Línea Directa is widely used by UK expats relocating to Spain, with English-language support and a straightforward app. You cannot insure a Spanish-registered vehicle on a UK policy, and no Spanish insurer will issue a policy before the Spanish registration number is confirmed — so sort the registration first, then the insurance, then fit the plates.
How do I transfer my UK no-claims bonus to a Spanish insurer?
Spanish insurers do not have a standardised system for accepting UK no-claims bonus documentation, but many will consider it as part of their underwriting decision. Request a formal no-claims bonus letter from your UK insurer before you leave — on headed paper, stating the number of years and the claims history. Some Spanish insurers accept this directly; others treat it as a goodwill factor rather than a formal discount.

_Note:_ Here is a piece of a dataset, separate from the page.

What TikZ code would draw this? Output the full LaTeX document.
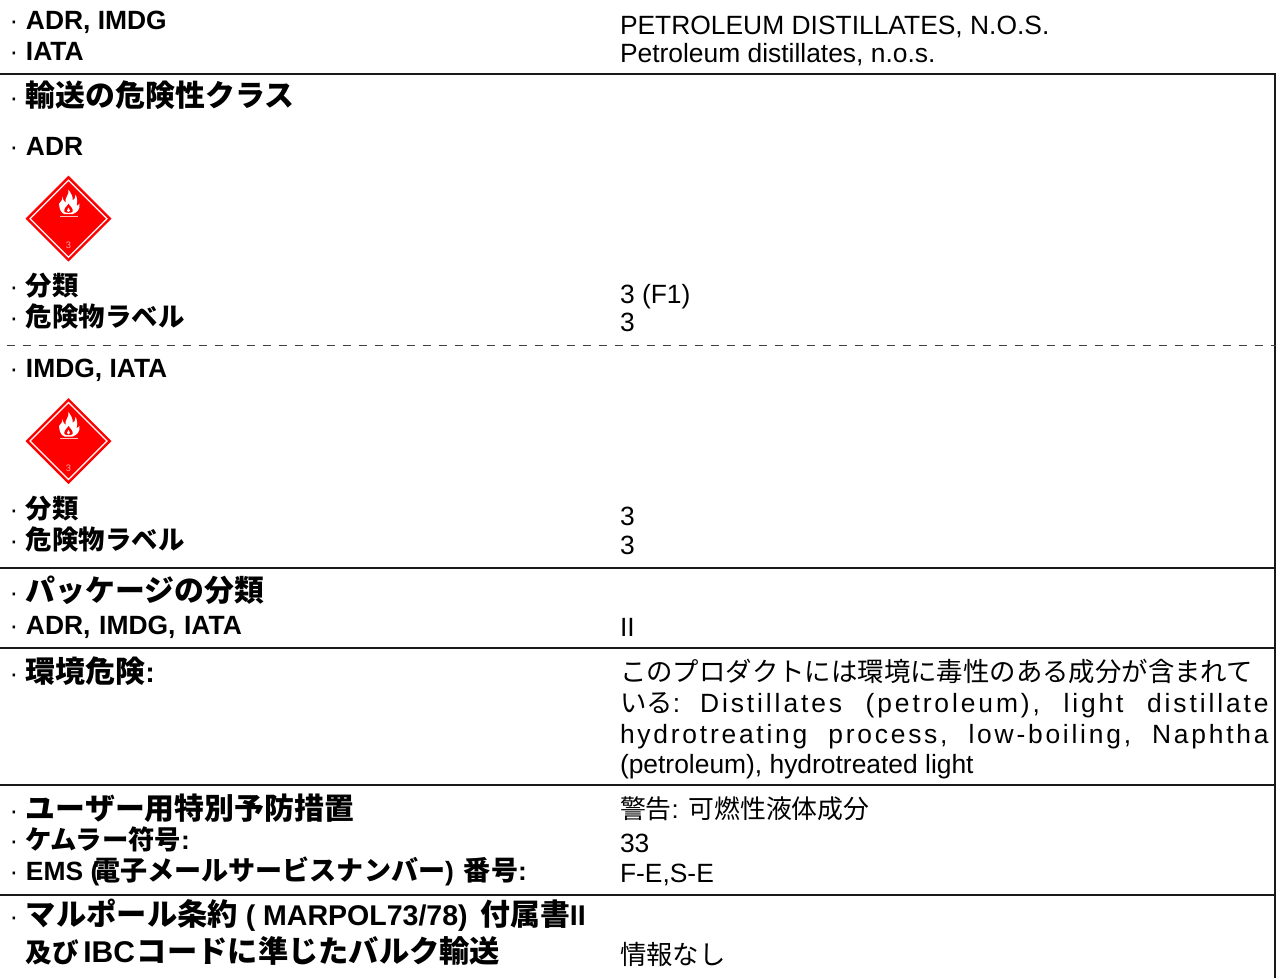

In Granada, working with an insurance broker rather than going direct to an insurer gives you more flexibility on this point. A broker can approach multiple insurers and negotiate on the basis of your UK driving history. Línea Directa's English-speaking team can advise on what documentation they require and what discount, if any, they can apply.
The practical reality is that your first year of Spanish insurance may cost more than you expect, because the no-claims recognition is not guaranteed. Factor this into your budget for the first year, and build a clean Spanish claims history from there.
What happens if I drive a UK car in Spain after the six-month limit?
If you are a resident and continue driving on UK plates beyond the legal window, the Guardia Civil can impound the vehicle. Fines of up to €6,000 apply for driving an unregistered vehicle or failing to complete re-registration within the required period (relocar.com). Your insurance is also likely to be voided in the event of an accident, because the policy will have been issued on the basis of a legally registered vehicle.
In Granada, enforcement is real. The Guardia Civil operates checkpoints on major routes including the A-44 and the ring roads, and has access to DVLA records to verify whether a UK-plated vehicle is being driven by a resident. The city's proximity to the Sierra Nevada means these routes are regularly monitored, particularly in winter and during peak tourist periods.
The only way to resolve the situation if you have missed the window is to complete the re-registration — including paying the full import taxes if the Mudanza exemption period has also passed. There is no amnesty and no informal route. Start the process before you arrive, not after you realise you have run out of time.